I have this commentary in today's Guardian (page 30) — it discusses Libya and Morocco for the most part, but the principle applies elsewhere: that both outsiders and many Arabs have set too low an expectation of the desire for democracy in the region. Here I'm not excusing real anti-democratic movements and sentiments that exist in the region (as they do even in democracies) or accuse an uncaring West, the point is more to respond to something that has been troubling me ever since the beginning of the Tunisian uprising. This is the idea that a people can be "mature" for democracy — which suggests that they can also be immature and unready for it. This idea or some variant of it, such as fear of Islamists, has been too dominant for the last few decades. Anyway, here it goes (and needless to say — as some commenters on the Guardian website suggested — I am not making a comparison by Libya and Morocco, they are incomparable. I am showing the two extremes of the contemporary Arab world, and that desire for change in both of them is legitimate.)
There is a phrase coined in 2004 by Michael Gerson, a speechwriter for George W Bush best-known for having come up with "axis of evil", that I've always liked. In a speech about education, he bemoaned "the soft bigotry of lowered expectations" that he believed existed against disadvantaged children.

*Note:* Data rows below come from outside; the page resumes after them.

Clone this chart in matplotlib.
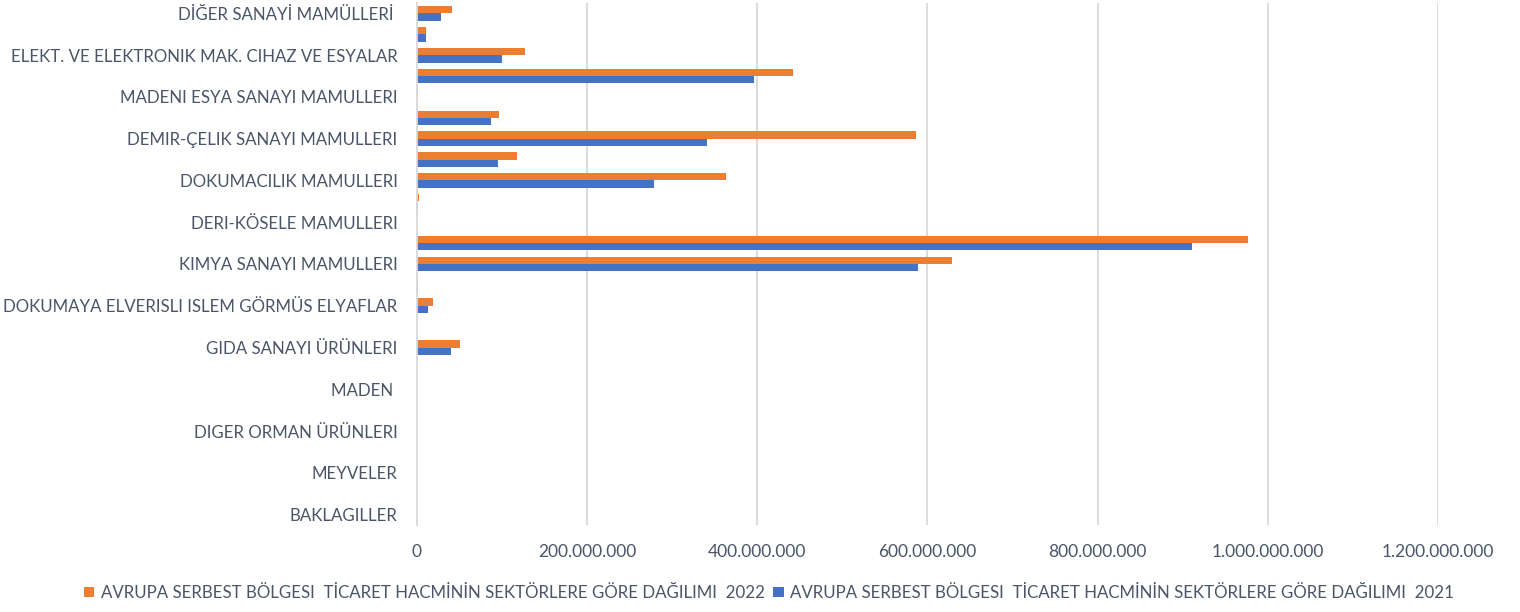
import matplotlib
matplotlib.use("Agg")
import matplotlib.pyplot as plt
from matplotlib.ticker import FuncFormatter
import numpy as np

# Categories in data order (first one is drawn at the bottom)
categories = [
    "BAKLAGILLER",
    "SEBZELER",
    "MEYVELER",
    "SERT KABUKLU MEYVELER",
    "DIGER ORMAN ÜRÜNLERI",
    "SU ÜRÜNLERI",
    "MADEN ",
    "TAS OCAKÇILIGI ÜRÜNLERI",
    "GIDA SANAYI ÜRÜNLERI",
    "TÜTÜN MAMULLERI",
    "DOKUMAYA ELVERISLI ISLEM GÖRMÜS ELYAFLAR",
    "AGAÇ MAMULLERI VE ORMAN ÜRÜNLERI",
    "KIMYA SANAYI MAMULLERI",
    "LASTIK VE PLASTIK MAMULLERI",
    "DERI-KÖSELE MAMULLERI",
    "ORMAN ÜRÜNLERI SANAYI MAMULLERI",
    "DOKUMACILIK MAMULLERI",
    "TOPRAK SANAYI MAMULLERI",
    "DEMIR-ÇELIK SANAYI MAMULLERI",
    "DEMIR DISI METALLER SANAYI",
    "MADENI ESYA SANAYI MAMULLERI",
    "MAKINE SANAYI MAMULLERI",
    "ELEKT. VE ELEKTRONIK MAK. CIHAZ VE ESYALAR",
    "MOTORLU KARA TASITLARI",
    "DİĞER SANAYİ MAMÜLLERİ ",
]

values_2022 = [
    0, 0, 0, 0, 0, 0, 0, 0,
    50.5e6, 0, 18.8e6, 1.5e6, 629e6, 977e6, 0, 2.7e6,
    363e6, 117.4e6, 586e6, 96.7e6, 1.5e6, 442e6, 127e6, 10.2e6, 40.7e6,
]
values_2021 = [
    0, 0, 0, 0, 0, 0, 0, 0,
    39.5e6, 0, 12.5e6, 1.2e6, 588.7e6, 910.5e6, 0, 1.5e6,
    278e6, 95e6, 340.6e6, 86.5e6, 0, 396e6, 100e6, 10e6, 28.6e6,
]

series_labels = [
    "AVRUPA SERBEST BÖLGESI  TİCARET HACMİNİN SEKTÖRLERE GÖRE DAĞILIMI  2022",
    "AVRUPA SERBEST BÖLGESI  TİCARET HACMİNİN SEKTÖRLERE GÖRE DAĞILIMI  2021",
]
x_ticks = [0, 200e6, 400e6, 600e6, 800e6, 1000e6, 1200e6]

ORANGE = "#ED7D31"
BLUE = "#4472C4"
TEXT = "#4A5568"
GRID = "#D9D9D9"

plt.rcParams["font.family"] = ["Lato", "DejaVu Sans"]

W, H = 1520, 612
fig = plt.figure(figsize=(W / 100, H / 100), dpi=100)
ax = fig.add_axes([417 / W, 1 - 525 / H, (1438 - 417) / W, (525 - 3) / H])

y = np.arange(len(categories))
h = 0.35
ax.barh(y + h / 2, values_2022, height=h, color=ORANGE, label=series_labels[0], zorder=3)
ax.barh(y - h / 2, values_2021, height=h, color=BLUE, label=series_labels[1], zorder=3)

ax.set_ylim(-0.5, len(categories) - 0.5)
ax.set_xlim(0, x_ticks[-1])
ax.set_xticks(x_ticks)
ax.xaxis.set_major_formatter(FuncFormatter(lambda v, p: f"{int(round(v)):,}".replace(",", ".")))
ax.set_yticks(y[::2])
ax.set_yticklabels([categories[i] for i in y[::2]])

ax.tick_params(axis="y", length=0, pad=14, labelsize=12.2, labelcolor=TEXT)
ax.tick_params(axis="x", length=0, pad=14, labelsize=12.5, labelcolor=TEXT)

ax.grid(axis="x", color=GRID, linewidth=1.3, zorder=0)
ax.set_axisbelow(True)
for s in ("top", "right", "bottom"):
    ax.spines[s].set_visible(False)
ax.spines["left"].set_color(GRID)
ax.spines["left"].set_linewidth(1.3)
ax.spines["left"].set_zorder(4)

leg = fig.legend(
    loc="center",
    bbox_to_anchor=(0.506, 1 - 593 / H),
    ncol=2,
    frameon=False,
    handlelength=0.6,
    handleheight=0.6,
    handletextpad=0.4,
    columnspacing=0.5,
    fontsize=12.2,
)
for t in leg.get_texts():
    t.set_color(TEXT)

fig.savefig("out.png", dpi=100, facecolor="white")
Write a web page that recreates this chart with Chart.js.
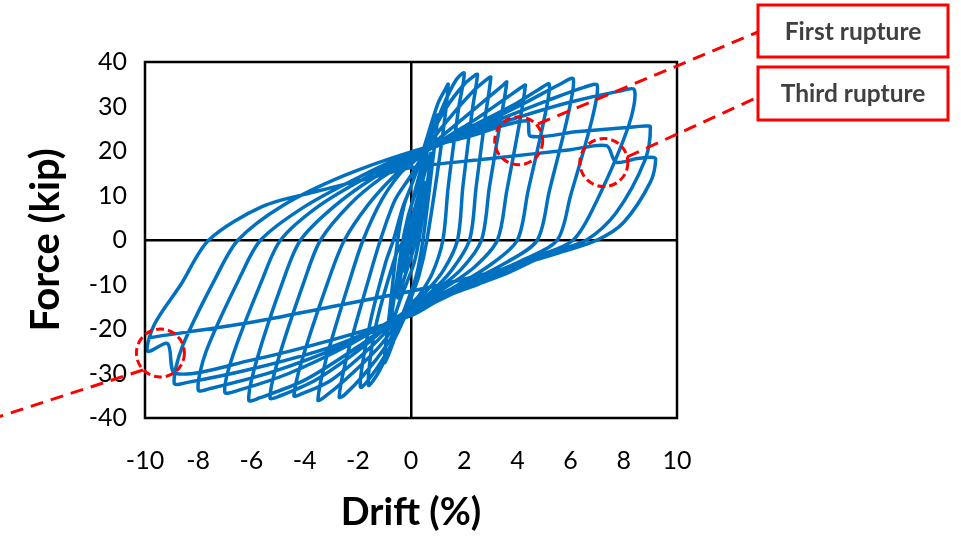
<!DOCTYPE html>
<html>
<head>
<meta charset="utf-8">
<script src="https://cdn.jsdelivr.net/npm/chart.js@4.4.1/dist/chart.umd.min.js"></script>
<style>
  html, body { margin: 0; padding: 0; background: #fff; }
  #wrap { width: 961px; height: 536px; }
</style>
</head>
<body>
<div id="wrap"><canvas id="hysteresis" width="961" height="536"></canvas></div>
<script>
// tick labels
const driftTicks = [-10, -8, -6, -4, -2, 0, 2, 4, 6, 8, 10];
const forceTicks = [-40, -30, -20, -10, 0, 10, 20, 30, 40];

// loops, [drift %, force kip]
const cycle01 = [[0,0],[0.12,3.5],[0.25,7],[0.14,2.5],[0.05,0],[-0.1,-3],[-0.25,-7],[-0.14,-2.5],[-0.05,0],[0,1.5]];
const cycle02 = [[0.2,6.5],[0.5,13],[0.32,5.5],[0.18,0],[0,-4],[-0.25,-8.5],[-0.5,-13],[-0.32,-5.5],[-0.18,0],[0,4]];
const cycle03 = [[0.35,11.5],[0.75,19.5],[0.52,9],[0.3,0],[0.1,-5.5],[-0.35,-12.5],[-0.75,-19],[-0.52,-8.5],[-0.3,0],[-0.1,5.5],[0,7.5]];
const cycle04 = [[0.4,15],[0.8,24.5],[1.0,28],[0.78,16],[0.45,0],[0.2,-8],[-0.3,-16.5],[-0.7,-23.5],[-1.0,-27.5],[-0.8,-16],[-0.5,0],[-0.25,8],[0,12]];
const cycle05 = [[0.5,21],[1.0,30.5],[1.3,34],[1.4,35],[1.2,24],[0.6,0],[0.3,-8],[0,-13],[-0.6,-22],[-1.2,-29.5],[-1.6,-32.6],[-1.35,-20],[-0.55,-3],[-0.28,0],[0,7.5]];
const cycle06 = [[0.6,20.5],[1.2,30],[1.7,36],[2.0,37.5],[1.8,30],[1.4,12],[1.2,0],[0.8,-7.5],[0.3,-12.5],[0,-14.5],[-0.6,-22],[-1.3,-29],[-1.9,-33],[-1.55,-19],[-0.95,-5],[-0.66,0],[-0.3,7.5],[0,12]];
const cycle07 = [[0.6,21.5],[1.3,29.5],[2.0,35],[2.4,37],[2.5,37.2],[2.3,29],[1.95,12],[1.75,0],[1.2,-7],[0.5,-12],[0,-14.5],[-0.9,-23.5],[-1.8,-30.5],[-2.5,-34.8],[-2.7,-35.3],[-2.4,-26],[-1.6,-9],[-1.15,0],[-0.6,9],[0,14.5]];
const cycle08 = [[0.8,22.5],[1.6,28.5],[2.4,33.8],[2.9,36.3],[3.0,36.6],[2.8,28],[2.45,12],[2.2,0],[1.5,-7],[0.7,-12],[0,-15],[-1.2,-24],[-2.4,-31],[-3.3,-35.5],[-3.5,-36],[-3.2,-27],[-2.3,-9],[-1.8,0],[-1.1,9],[-0.4,15],[0,17]];
const cycle09 = [[1,22.5],[2,27.5],[3,32.5],[3.5,35],[3.6,35.5],[3.4,28],[2.95,12],[2.65,0],[1.9,-6.5],[0.9,-11.5],[0,-15],[-1.5,-24],[-3,-31.5],[-4.2,-34.8],[-4.4,-35],[-4.1,-27],[-3.1,-9],[-2.5,0],[-1.6,8],[-0.7,14],[0,17.5]];
const cycle10 = [[1.2,22.5],[2.4,27],[3.6,32],[4.2,34.5],[4.3,34.8],[4.1,27],[3.6,11],[3.25,0],[2.4,-6],[1.2,-11],[0,-15],[-1.8,-24],[-3.6,-31.5],[-5.0,-35.2],[-5.3,-35.5],[-5.0,-27],[-4.0,-9],[-3.4,0],[-2.3,8],[-1.1,14],[0,18]];
const cycle11 = [[1.3,22.5],[2.6,26.5],[3.9,30.5],[4.8,33.8],[5.2,35],[5.0,27],[4.4,11],[4.0,0],[3.0,-5.5],[1.5,-11],[0,-15.5],[-2,-24],[-4,-31.5],[-5.7,-35.5],[-6.1,-36],[-5.8,-27],[-4.8,-9],[-4.15,0],[-2.9,7.5],[-1.4,14],[0,18.5]];
const cycle12 = [[1.5,22.5],[3,27],[4.5,31.5],[5.6,35],[6.1,36.2],[5.9,28],[5.2,11],[4.75,0],[3.6,-5],[1.8,-10.5],[0,-15.5],[-2.3,-23.5],[-4.6,-30],[-6.5,-33.8],[-7.0,-34.2],[-6.7,-26],[-5.6,-9],[-4.9,0],[-3.5,7.5],[-1.7,14],[0,19]];
const cycle13 = [[1.7,23],[3.5,27.5],[5.2,31.5],[6.5,34.3],[7.0,34.8],[6.8,27],[6.0,10],[5.5,0],[4.2,-4.5],[2.1,-10],[0,-16],[-2.7,-24],[-5.3,-29.8],[-7.5,-33.3],[-8.0,-33.7],[-7.7,-25],[-6.4,-8],[-5.65,0],[-4,7.5],[-2,14],[0,19.5]];
const cycle14 = [[2,23.5],[4,27.5],[6,31],[7.8,33.4],[8.4,33.7],[8.2,26],[7.0,9],[6.1,0],[4.6,-4],[2.3,-10],[0,-16.5],[-3,-24],[-6,-29],[-8.4,-32],[-8.9,-32.2],[-8.6,-24],[-7.3,-8],[-6.5,0],[-4.8,7.8],[-2.5,14.5],[0,19.8]];
const cycle15 = [[2.2,23.3],[4.35,26.8],[4.5,23.3],[6.2,24.3],[8.0,25.2],[8.8,25.6],[9.0,25.4],[8.8,18],[7.7,6],[6.6,0],[5.2,-3],[3.7,-7.2],[2.5,-10],[1.2,-13],[0,-17],[-3,-22.5],[-6,-27],[-8.85,-30],[-9.15,-23.3],[-9.9,-25],[-9.65,-19],[-8.65,-10],[-7.6,0],[-5.6,7.5],[-3.5,11],[-1.5,14],[0,16.3]];
const cycle16 = [[3,18.3],[6,20.3],[7.35,21.2],[7.7,17.5],[8.5,18.3],[9.05,18.6],[9.2,18.2],[9.0,13],[8.0,4],[7.0,0],[5.5,-3],[3.5,-6.5],[1.5,-9.5],[0,-11.5],[-3,-15],[-6,-18.5],[-9.9,-22]];

// rupture locations (drift, force) and their callout labels
const ruptureSpots = [[4.05, 22.3], [7.25, 17.4], [-9.42, -25.4]];
const calloutLabels = ['First rupture', 'Third rupture'];

const loops = [cycle01, cycle02, cycle03, cycle04, cycle05, cycle06, cycle07, cycle08,
               cycle09, cycle10, cycle11, cycle12, cycle13, cycle14, cycle15, cycle16];
const points = loops.flat().map(([x, y]) => ({ x, y }));

const RED = '#FF0000';

const annotate = {
  id: 'annotate',
  afterDatasetsDraw(chart) {
    const { ctx, chartArea: a, scales: { x, y } } = chart;
    ctx.save();
    // plot frame
    ctx.strokeStyle = '#000';
    ctx.lineWidth = 2.5;
    ctx.setLineDash([]);
    ctx.strokeRect(a.left, a.top, a.right - a.left, a.bottom - a.top);

    // dashed circles round the ruptures
    ctx.strokeStyle = RED;
    ctx.lineWidth = 3;
    ctx.setLineDash([8, 4]);
    ruptureSpots.forEach(([dx, dy]) => {
      ctx.beginPath();
      ctx.arc(x.getPixelForValue(dx), y.getPixelForValue(dy), 24, 0, Math.PI * 2);
      ctx.stroke();
    });

    // leader lines
    ctx.setLineDash([13, 8]);
    const leaders = [[538, 124, 758, 32], [627, 157, 758, 97], [143, 370, -5, 418]];
    leaders.forEach(([x1, y1, x2, y2]) => {
      ctx.beginPath();
      ctx.moveTo(x1, y1);
      ctx.lineTo(x2, y2);
      ctx.stroke();
    });

    // callout boxes
    ctx.setLineDash([]);
    const boxes = [[758, 5, 190, 52], [758, 67, 190, 53]];
    ctx.font = 'bold 24.5px Lato';
    ctx.textAlign = 'center';
    ctx.textBaseline = 'middle';
    boxes.forEach(([bx, by, bw, bh], i) => {
      ctx.fillStyle = '#fff';
      ctx.fillRect(bx, by, bw, bh);
      ctx.strokeStyle = RED;
      ctx.strokeRect(bx, by, bw, bh);
      ctx.fillStyle = '#404040';
      ctx.fillText(calloutLabels[i], bx + bw / 2, by + bh / 2 + 1);
    });
    ctx.restore();
  }
};

const zeroGrid = {
  drawTicks: false,
  color: c => (c.tick && c.tick.value === 0 ? '#000' : 'rgba(0,0,0,0)'),
  lineWidth: 2.5
};

new Chart(document.getElementById('hysteresis'), {
  type: 'scatter',
  data: {
    datasets: [{
      data: points,
      showLine: true,
      borderColor: '#0070C0',
      borderWidth: 3.5,
      pointRadius: 0,
      tension: 0.3,
      fill: false
    }]
  },
  options: {
    responsive: false,
    animation: false,
    events: [],
    layout: { padding: { top: 62, right: 284, left: 0, bottom: 0 } },
    plugins: { legend: { display: false }, tooltip: { enabled: false } },
    scales: {
      x: {
        type: 'linear', min: -10, max: 10,
        afterBuildTicks: s => { s.ticks = driftTicks.map(v => ({ value: v })); },
        afterFit: s => { s.height = 118; },
        ticks: { color: '#000', font: { family: 'Lato', size: 25 }, padding: 28, maxRotation: 0 },
        grid: zeroGrid,
        border: { display: false },
        title: { display: true, text: 'Drift (%)', color: '#000',
                 font: { family: 'Lato', size: 38, weight: 'bold', lineHeight: 1.2 }, padding: { top: 0, bottom: 0 } }
      },
      y: {
        type: 'linear', min: -40, max: 40,
        afterBuildTicks: s => { s.ticks = forceTicks.map(v => ({ value: v })); },
        afterFit: s => { s.width = 145; },
        ticks: { color: '#000', font: { family: 'Lato', size: 25 }, padding: 18 },
        grid: zeroGrid,
        border: { display: false },
        title: { display: true, text: 'Force (kip)', color: '#000',
                 font: { family: 'Lato', size: 40, weight: 'bold', lineHeight: 1.2 }, padding: { top: 22, bottom: 0 } }
      }
    }
  },
  plugins: [annotate]
});
</script>
</body>
</html>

For several decades, there has been a soft bigotry of lowered expectations in the west and among Arab elites about the Arab world. The prevalent thinking about this region of over 300 million souls is that it offered no fertile ground for democracy, either because democracy risked bringing political forces hostile to western interests or because democracy is not a value that has much currency in the region. Many regimes understood this, and played a double game of decrying their societies' "immaturity" while encouraging anti-democratic tendencies such as populism and, at times, a reactionary social conservatism. After the revolutions in Tunisia and Egypt, no one will buy this any more – and nor should they about two more north African countries: Libya and Morocco.